The collapse of strains of a landrace can easily be seen in part of the Texas Longhorn breed. Originally the Texas Longhorn had seven or eight major founding strains (the number depends on who does the counting). As breeders got together and swapped breeding stock around, it became more and more usual for selection to favor large, smooth, speckled, very long horned cattle. As a result of this selection the majority of the breed now centers around a composite of only three of the founding strains, with very minor input from the other strains. The resulting breed is easily identifiable, but has lost some of the interesting types and variants that once characterized some of the strains. Fortunately a group of conservation-minded breeders has organized an effort to save the more traditional Texas Longhorn type, but this effort is still occurring after the loss of some of the founding strains of the main breed.

The temptation to select all Pineywoods cattle in the diretion of a single popular strain should be avoided in all landraces, but especially in Pineywoods cattle. For example, if all dairy cattle become Holsteins, then the unique attributes and genetic strengths of the other dairy breeds become unavailable to future generations. If all beef cattle become Angus, then the unique attributes and genetic strengths of the other beef breeds become unavailable for future geneations. In a similar vein, if all Pineywoods cattle became Conway type cattle (or any other single strain), then the unique attributes and genetic strengths of the Hickman strain (or whatever other strain) become unavailable for future generations. The breed needs all of the strains that it now has, and each should have a role in the breed’s future.

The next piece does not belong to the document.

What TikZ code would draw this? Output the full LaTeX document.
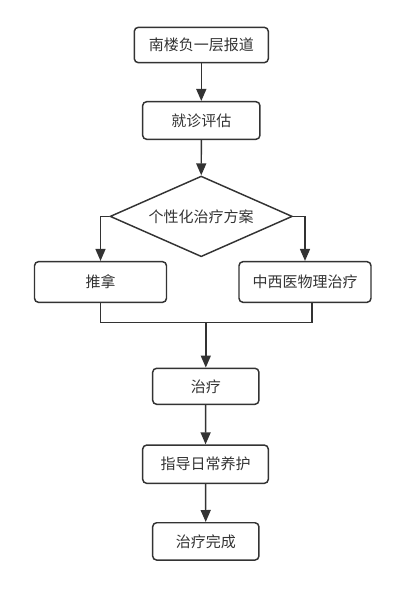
\documentclass[tikz,border=0pt]{standalone}
\usepackage{fontspec}
\setmainfont{Noto Sans CJK SC}
\usetikzlibrary{arrows.meta,shapes.geometric}
\definecolor{linegray}{HTML}{333333}

\begin{document}
\begin{tikzpicture}[x=0.75pt,y=-0.75pt,line width=1.1pt,draw=linegray,
    >={Triangle[length=9pt,width=7.5pt]},
    font=\fontsize{11.25}{13}\selectfont]
          \tikzstyle{stepbox}=[draw=linegray,rounded corners=3pt,inner sep=0pt,text=linegray]
          \tikzstyle{choice}=[draw=linegray,diamond,aspect=2.25,inner sep=0pt,text=linegray,
              minimum width=136.7pt,minimum height=60.5pt]
          \useasboundingbox (0,0) rectangle (400,589);
          \node[stepbox,minimum width=100.5pt,minimum height=26.5pt] (report) at (201.3,45) {南楼负一层报道};
          \node[stepbox,minimum width=88pt,minimum height=28.2pt] (assess) at (201.3,120.5) {就诊评估};
          \node[choice] (plan) at (201.2,216.4) {个性化治疗方案};
          \node[stepbox,minimum width=99pt,minimum height=30.5pt] (massage) at (100.5,282) {推拿};
          \node[stepbox,minimum width=99pt,minimum height=30.5pt] (physio) at (305,282) {中西医物理治疗};
          \node[stepbox,minimum width=79.7pt,minimum height=27pt] (treat) at (205.8,386.3) {治疗};
          \node[stepbox,minimum width=94.2pt,minimum height=28.7pt] (guide) at (205.5,464.2) {指导日常养护};
          \node[stepbox,minimum width=79.7pt,minimum height=28pt] (done) at (205.8,541.4) {治疗完成};
          \coordinate (join) at (205.8,322.7);
          \draw[->] (report) -- (assess);
          \draw[->] (assess) -- (plan);
          \draw[->] (plan.west) -| (massage.north);
          \draw[->] (plan.east) -| (physio.north);
          \draw (massage.south) |- (join);
          \draw ([xshift=5.25pt]physio.south) |- (join);
          \draw[->] (join) -- (treat);
          \draw[->] (treat) -- (guide);
          \draw[->] (guide) -- (done);
      \end{tikzpicture}
\end{document}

The breeders of Pineywoods cattle need to try to save all of the strains and variations that they can. These components can then be safely combined into different composites among the strains that meet specific production goals. However, by failing to save the component strains, it then becomes impossible to go back into them and resample them for future production goals. What remains, and how to rescue and conserve it, are topics for the next articles.